Club legend says fixing his relationship with the club means the Egyptian can now leave “the right way”
Steven Gerrard has revealed he advised Mohamed Salah not to leave Liverpool “under a cloud” following the forward’s public fallout with manager Arne Slot.
Salah confirmed last week that he will leave the club this summer after agreeing to end his contract a year early, bringing an end to a nine-year spell at Anfield. The 33-year-old has had a difficult season and previously said he had been “thrown under the bus” by the club after being dropped by Slot during a poor run of results.
Gerrard said he spoke to Salah after that interview and urged him to manage his exit carefully.
“I spoke to him around that interview at the time and sort of said to him, ‘don’t do what you’ve done and go under a cloud,’” Gerrard said on The Overlap.
“I spoke to him directly. He texts me now and again, or I text him – more to do with if I’m going somewhere with Lio [Gerrard’s son], just so Lio can see him, really, but I’m not like close to him.
“But it gave me the opportunity to say to him, ‘look, you’ve been here eight, nine years, you’ve been king here, you’ve got this legacy, just go on your terms, the right way’.
“He was still a little bit emotional from the incident. He was in and out of the team at the time, he was upset. I just thought it would be a shame if he left in January and he just left [without a goodbye].”
Gerrard added that Salah’s departure now appears inevitable and believes it suits all parties.
“I think it’s in everyone’s best interests now,” said Gerrard. “I think the timing’s right. He’s obviously had a disagreement with the manager. I don’t know at what level. He’s obviously done the interview, which I think he’ll regret further down the line. But that told that there was an issue there.”
The relationship between Slot and the player appears to have been fixed and Liverpool’s manager said earlier this week that Salah will depart from Anfield a legend after winning everything at the club.
Salah is expected to attract interest from clubs in the Saudi Pro League and Major League Soccer, although Gerrard believes he may yet remain in Europe.
“Knowing him, the relationship I’ve got with him, he’ll still have himself down as one of the best players in the world,” Gerrard said. “I think that’s the reason why the fallout’s come about.
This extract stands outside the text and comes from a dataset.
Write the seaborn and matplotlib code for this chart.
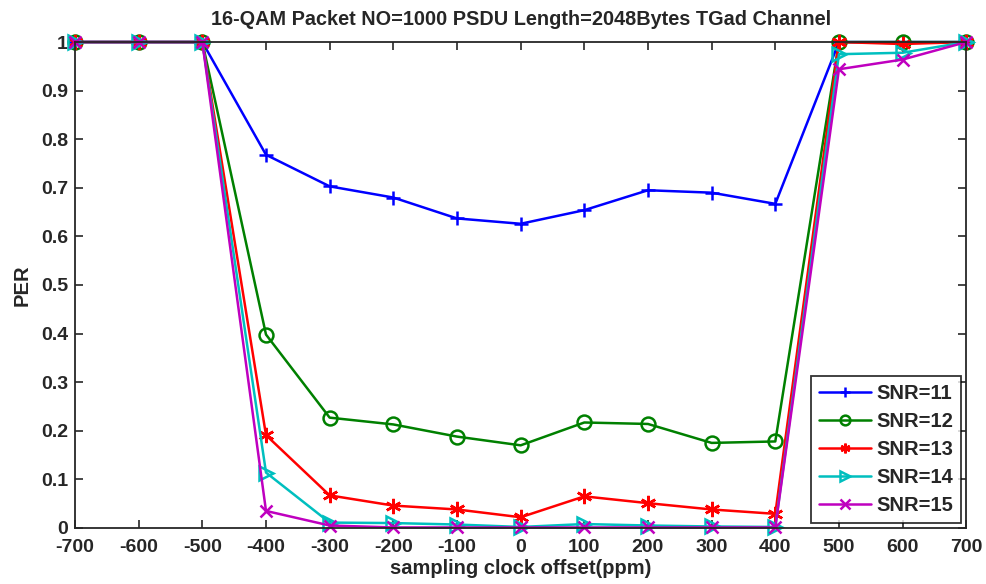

“He was probably struggling with the transition of a manager saying, ‘you’re not starting today.’ ‘You what? Listen, I’m still one of the best players in the world’.
“I think that’s his mentality, and there are good players, top players, and then those ones at the top that are a little bit freakish in terms of their mentality and how they think. He’s one of them, where he’s just: I’m the best, I’m the best, I’m the best.”